BitSize Impact on Complex Numbers
The bitSize parameter in ParseComplex determines the precision of both real and imaginary components. Understanding this distinction helps prevent precision loss in complex calculations:
package main
import (
"fmt"
"strconv"
)
func main() {
precisionTest := "1.23456789012345678901+2.98765432109876543210i"
// Parse with 64-bit precision (complex64)
c64, _ := strconv.ParseComplex(precisionTest, 64)
actual64 := complex64(c64)
// Parse with 128-bit precision (complex128)
c128, _ := strconv.ParseComplex(precisionTest, 128)
fmt.Printf("Original: %s\n", precisionTest)
fmt.Printf("64-bit: %v\n", actual64)
fmt.Printf("128-bit: %v\n", c128)
// Show individual component precision
fmt.Printf("\n64-bit components:\n")
fmt.Printf(" Real: %.10f\n", real(actual64))
fmt.Printf(" Imaginary: %.10f\n", imag(actual64))
fmt.Printf("\n128-bit components:\n")
fmt.Printf(" Real: %.20f\n", real(c128))
fmt.Printf(" Imaginary: %.20f\n", imag(c128))

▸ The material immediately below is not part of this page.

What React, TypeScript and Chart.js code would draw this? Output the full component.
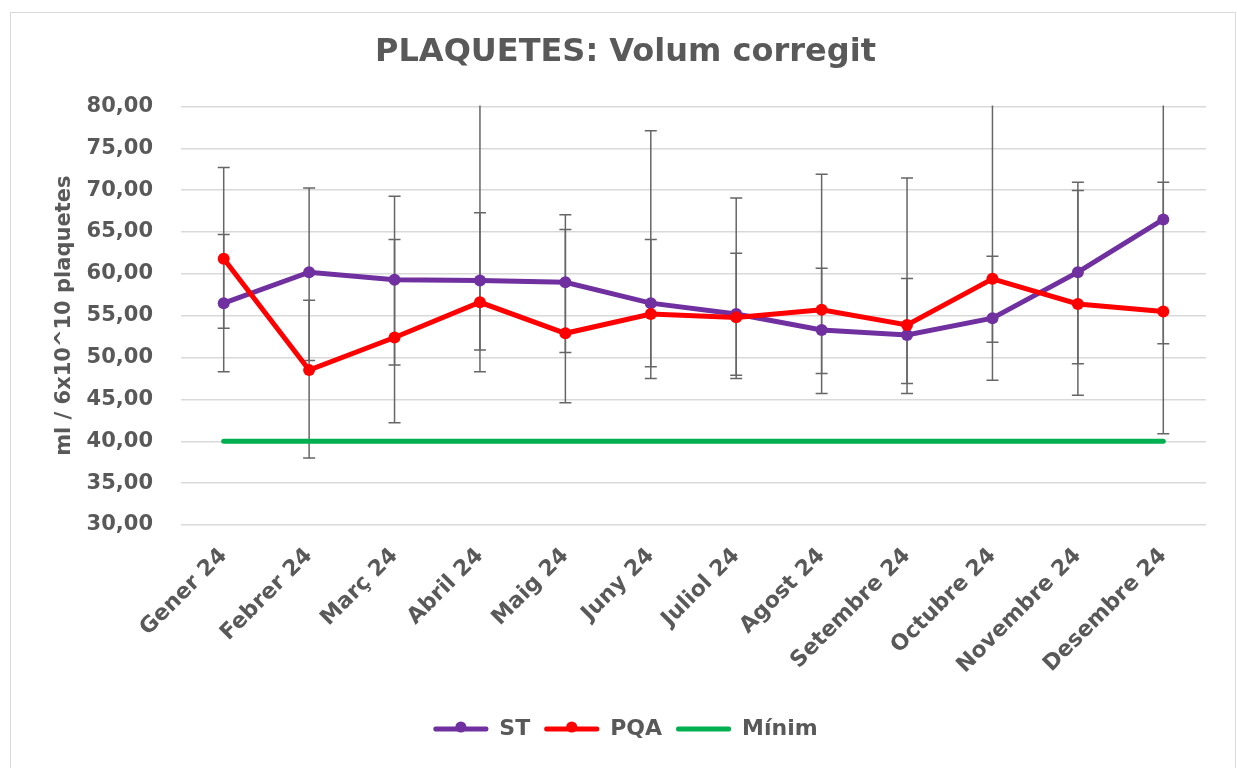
import React, { useEffect, useRef } from "react";
import { Chart, registerables } from "chart.js";

Chart.register(...registerables);

const categories = [
  "Gener 24", "Febrer 24", "Març 24", "Abril 24", "Maig 24", "Juny 24",
  "Juliol 24", "Agost 24", "Setembre 24", "Octubre 24", "Novembre 24", "Desembre 24",
];
const stValues = [56.5, 60.2, 59.3, 59.2, 59.0, 56.5, 55.2, 53.3, 52.7, 54.7, 60.2, 66.5];
const pqaValues = [61.8, 48.5, 52.4, 56.6, 52.9, 55.2, 54.8, 55.7, 53.9, 59.4, 56.4, 55.5];
const minimValues = [40, 40, 40, 40, 40, 40, 40, 40, 40, 40, 40, 40];

const stLow = [48.3, 49.65, 49.1, 50.9, 50.6, 48.9, 47.9, 45.7, 45.7, 47.3, 49.25, 51.64];
const stHigh = [64.7, 70.25, 69.26, 67.3, 67.07, 64.1, 62.46, 60.67, 59.44, 62.1, 70.93, 81.4];
const pqaLow = [53.5, 38.0, 42.2, 48.3, 44.6, 47.5, 47.5, 48.1, 46.9, 51.84, 45.5, 40.9];
const pqaHigh = [72.7, 56.85, 64.1, 85.0, 65.3, 77.1, 69.06, 71.9, 71.45, 84.0, 69.94, 70.93];

const yTicks = [30, 35, 40, 45, 50, 55, 60, 65, 70, 75, 80];

const TEXT = "#595959";
const FONT = "'DejaVu Sans', Verdana, sans-serif";

const errorBarPlugin = {
  id: "errorBars",
  beforeDatasetsDraw(chart: any) {
    const { ctx, chartArea, scales } = chart;
    const x = scales.x;
    const y = scales.y;
    ctx.save();
    ctx.beginPath();
    ctx.rect(chartArea.left, chartArea.top - 1, chartArea.right - chartArea.left, chartArea.bottom - chartArea.top + 2);
    ctx.clip();
    ctx.strokeStyle = "#666666";
    ctx.lineWidth = 1.5;
    const sets = [
      [stLow, stHigh],
      [pqaLow, pqaHigh],
    ];
    categories.forEach((_, i) => {
      const px = x.getPixelForValue(i);
      sets.forEach(([lo, hi]) => {
        const yl = y.getPixelForValue(lo[i]);
        const yh = y.getPixelForValue(hi[i]);
        ctx.beginPath();
        ctx.moveTo(px, yl);
        ctx.lineTo(px, yh);
        ctx.moveTo(px - 6, yl);
        ctx.lineTo(px + 6, yl);
        ctx.moveTo(px - 6, yh);
        ctx.lineTo(px + 6, yh);
        ctx.stroke();
      });
    });
    ctx.restore();
  },
};

const legendMarkerPlugin = {
  id: "legendMarkers",
  afterDraw(chart: any) {
    const legend = chart.legend;
    if (!legend || !legend.legendHitBoxes || !legend.legendItems) return;
    const { ctx } = chart;
    const boxWidth = legend.options.labels.boxWidth;
    legend.legendItems.forEach((item: any, k: number) => {
      if (item.datasetIndex > 1) return;
      const hb = legend.legendHitBoxes[k];
      if (!hb) return;
      const ds = chart.data.datasets[item.datasetIndex];
      ctx.save();
      ctx.fillStyle = ds.borderColor;
      ctx.beginPath();
      ctx.arc(hb.left + boxWidth / 2, hb.top + hb.height / 2 - 2, 5.5, 0, Math.PI * 2);
      ctx.fill();
      ctx.restore();
    });
  },
};

export default function App() {
  const canvasRef = useRef<HTMLCanvasElement | null>(null);

  useEffect(() => {
    document.body.style.overflow = "hidden";
    const canvas = canvasRef.current;
    if (!canvas) return;
    const chart = new Chart(canvas, {
      type: "line",
      data: {
        labels: categories,
        datasets: [
          {
            label: "ST",
            data: stValues,
            borderColor: "#7030A0",
            backgroundColor: "#7030A0",
            borderWidth: 5,
            pointRadius: 6,
            pointHoverRadius: 6,
            pointBackgroundColor: "#7030A0",
            pointBorderWidth: 0,
            tension: 0,
            order: 2,
          },
          {
            label: "PQA",
            data: pqaValues,
            borderColor: "#FF0000",
            backgroundColor: "#FF0000",
            borderWidth: 5,
            pointRadius: 6,
            pointHoverRadius: 6,
            pointBackgroundColor: "#FF0000",
            pointBorderWidth: 0,
            tension: 0,
            order: 1,
          },
          {
            label: "Mínim",
            data: minimValues,
            borderColor: "#00B050",
            backgroundColor: "#00B050",
            borderWidth: 5,
            pointRadius: 0,
            borderCapStyle: "round",
            tension: 0,
            order: 3,
          },
        ],
      },
      options: {
        responsive: false,
        animation: false,
        layout: { padding: { left: 45, right: 31, top: 13, bottom: 18 } },
        plugins: {
          title: {
            display: true,
            text: "PLAQUETES: Volum corregit",
            color: TEXT,
            font: { family: FONT, size: 32, weight: "bold" },
            padding: { top: 20, bottom: 35 },
          },
          legend: {
            position: "bottom",
            labels: {
              color: TEXT,
              font: { family: FONT, size: 22, weight: "bold" },
              boxWidth: 55,
              boxHeight: 5,
              padding: 14,
              useBorderRadius: true,
              borderRadius: 2,
              sort: (a: any, b: any) => a.datasetIndex - b.datasetIndex,
              generateLabels: (chart: any) =>
                (Chart.defaults as any).plugins.legend.labels
                  .generateLabels(chart)
                  .map((l: any) => ({ ...l, lineWidth: 0 })),
            },
          },
          tooltip: { enabled: false },
        },
        scales: {
          x: {
            type: "category",
            offset: true,
            grid: { display: false, drawTicks: false },
            border: { display: false },
            ticks: {
              color: TEXT,
              font: { family: FONT, size: 22, weight: "bold" },
              maxRotation: 45,
              minRotation: 45,
              padding: 18,
              autoSkip: false,
            },
            afterFit(scale: any) {
              scale.height = 179;
            },
          },
          y: {
            min: 30,
            max: 80,
            afterBuildTicks(scale: any) {
              scale.ticks = yTicks.map((v) => ({ value: v }));
            },
            grid: { color: "#d9d9d9", lineWidth: 1.5, drawTicks: false },
            border: { display: false },
            ticks: {
              color: TEXT,
              font: { family: FONT, size: 21, weight: "bold" },
              padding: 28,
              callback: (v: any) => Number(v).toFixed(2).replace(".", ","),
            },
            title: {
              display: true,
              text: "ml / 6x10^10 plaquetes",
              color: TEXT,
              font: { family: FONT, size: 21, weight: "bold" },
              padding: { top: 7, bottom: 0 },
            },
            afterFit(scale: any) {
              scale.width = 136;
            },
          },
        },
      },
      plugins: [errorBarPlugin, legendMarkerPlugin],
    } as any);
    return () => chart.destroy();
  }, []);

  return (
    <>
      <div
        style={{
          position: "absolute",
          left: 10,
          top: 12,
          width: 1226,
          height: 770,
          border: "1.5px solid #d9d9d9",
          boxSizing: "border-box",
        }}
      />
      <canvas
        ref={canvasRef}
        width={1237}
        height={768}
        style={{ position: "absolute", left: 0, top: 0, width: 1237, height: 768 }}
      />
    </>
  );
}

// Demonstrate range limitations
largeComplex := "1e30+1e30i"
large64, err64 := strconv.ParseComplex(largeComplex, 64)
large128, err128 := strconv.ParseComplex(largeComplex, 128)
fmt.Printf("\nLarge number test: %s\n", largeComplex)
if err64 != nil {
fmt.Printf("64-bit error: %v\n", err64)
} else {
fmt.Printf("64-bit: %v\n", complex64(large64))
}
if err128 != nil {
fmt.Printf("128-bit error: %v\n", err128)
} else {
fmt.Printf("128-bit: %v\n", large128)
}
}Error Handling and Edge Cases
Both ParseFloat and ParseComplex return specific error types that help identify parsing failures:
package main
import (
"fmt"
"strconv"
)
func main() {
// ParseFloat error scenarios
floatErrors := []string{
"", // Empty string
"abc", // Non-numeric
"1.2.3", // Multiple decimal points
"1e", // Incomplete scientific notation
"++1", // Multiple signs
"1.23ee4", // Invalid exponent
" 1.23 ", // Leading/trailing spaces
}
fmt.Println("ParseFloat Error Examples:")

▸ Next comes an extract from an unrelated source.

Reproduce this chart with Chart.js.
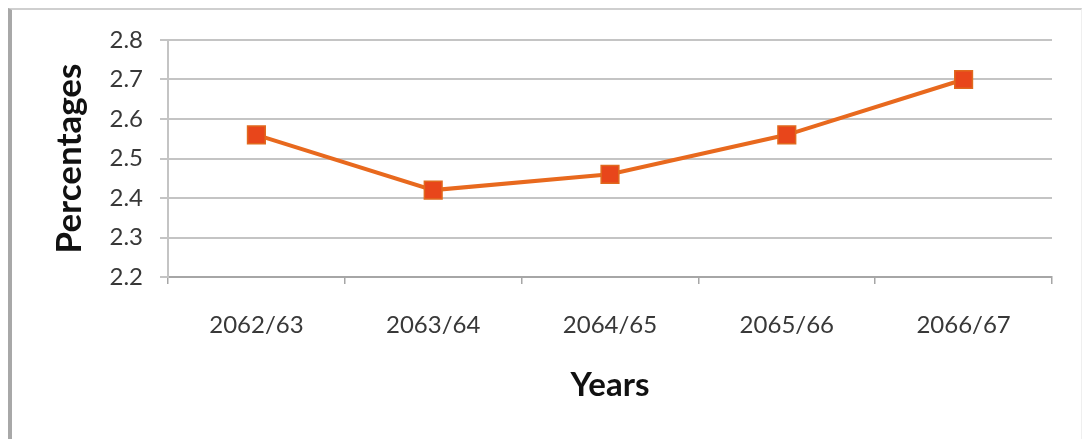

for _, invalid := range floatErrors {
_, err := strconv.ParseFloat(invalid, 64)
if err != nil {
fmt.Printf("%-10q -> %v\n", invalid, err)
// Check for specific error type
if numErr, ok := err.(*strconv.NumError); ok {
fmt.Printf(" NumError - Func: %s, Num: %q, Err: %v\n",
numErr.Func, numErr.Num, numErr.Err)
}
}
}
fmt.Println("\nParseComplex Error Examples:")
complexErrors := []string{
"", // Empty string
"1+", // Incomplete
"1+2", // Missing 'i'
"1++2i", // Invalid syntax
"1+2k", // Wrong imaginary unit
"real+imagi", // Non-numeric components
}
for _, invalid := range complexErrors {
_, err := strconv.ParseComplex(invalid, 128)
if err != nil {
fmt.Printf("%-12q -> %v\n", invalid, err)
}
}
// Demonstrate proper error handling pattern
fmt.Println("\nProper Error Handling:")
userInput := "not-a-number"
if val, err := strconv.ParseFloat(userInput, 64); err != nil {
if numErr, ok := err.(*strconv.NumError); ok {
switch numErr.Err {
case strconv.ErrSyntax:
fmt.Println("Invalid number format")
case strconv.ErrRange:
fmt.Println("Number out of range")
default:
fmt.Printf("Parsing error: %v\n", numErr.Err)
}
}
} else {
fmt.Printf("Parsed successfully: %f\n", val)
}
}Practical Applications and Performance Considerations
Understanding when to use each parsing function and their performance characteristics helps build efficient applications:
package main
import (
"fmt"
"math/cmplx"
"strconv"
"time"
)
func main() {
// Demonstrate parsing real-world data formats
scientificData := []string{
"6.62607015e-34", // Planck constant
"2.99792458e8", // Speed of light
"1.602176634e-19", // Elementary charge
"9.1093837015e-31", // Electron mass
}
fmt.Println("Scientific Constants:")
for i, data := range scientificData {
val, _ := strconv.ParseFloat(data, 64)
fmt.Printf("Constant %d: %e (%.2e)\n", i+1, val, val)
}
// Complex number applications
impedanceValues := []string{
"50+0i", // Pure resistive
"0+50i", // Pure reactive
"30+40i", // Mixed impedance
"100-75i", // Capacitive
}
fmt.Println("\nElectrical Impedance Values:")
for i, impedance := range impedanceValues {
z, _ := strconv.ParseComplex(impedance, 128)
magnitude := cmplx.Abs(z)
fmt.Printf("Z%d: %v (|Z| = %.2f ohms)\n", i+1, z, magnitude)
}
// Performance comparison
testData := "123.456789"
iterations := 1000000
start := time.Now()
for i := 0; i < iterations; i++ {
strconv.ParseFloat(testData, 32)
}
duration32 := time.Since(start)
start = time.Now()
for i := 0; i < iterations; i++ {
strconv.ParseFloat(testData, 64)
}
duration64 := time.Since(start)
fmt.Printf("\nPerformance Test (%d iterations):\n", iterations)
fmt.Printf("32-bit parsing: %v\n", duration32)
fmt.Printf("64-bit parsing: %v\n", duration64)
fmt.Printf("Difference: %v\n", duration64-duration32)
}The choice between 32-bit and 64-bit parsing depends on your precision requirements and memory constraints. For most applications, 64-bit provides sufficient precision without significant performance penalties. However, when processing large datasets where memory usage is critical, 32-bit parsing can reduce memory footprint while maintaining adequate precision for many use cases.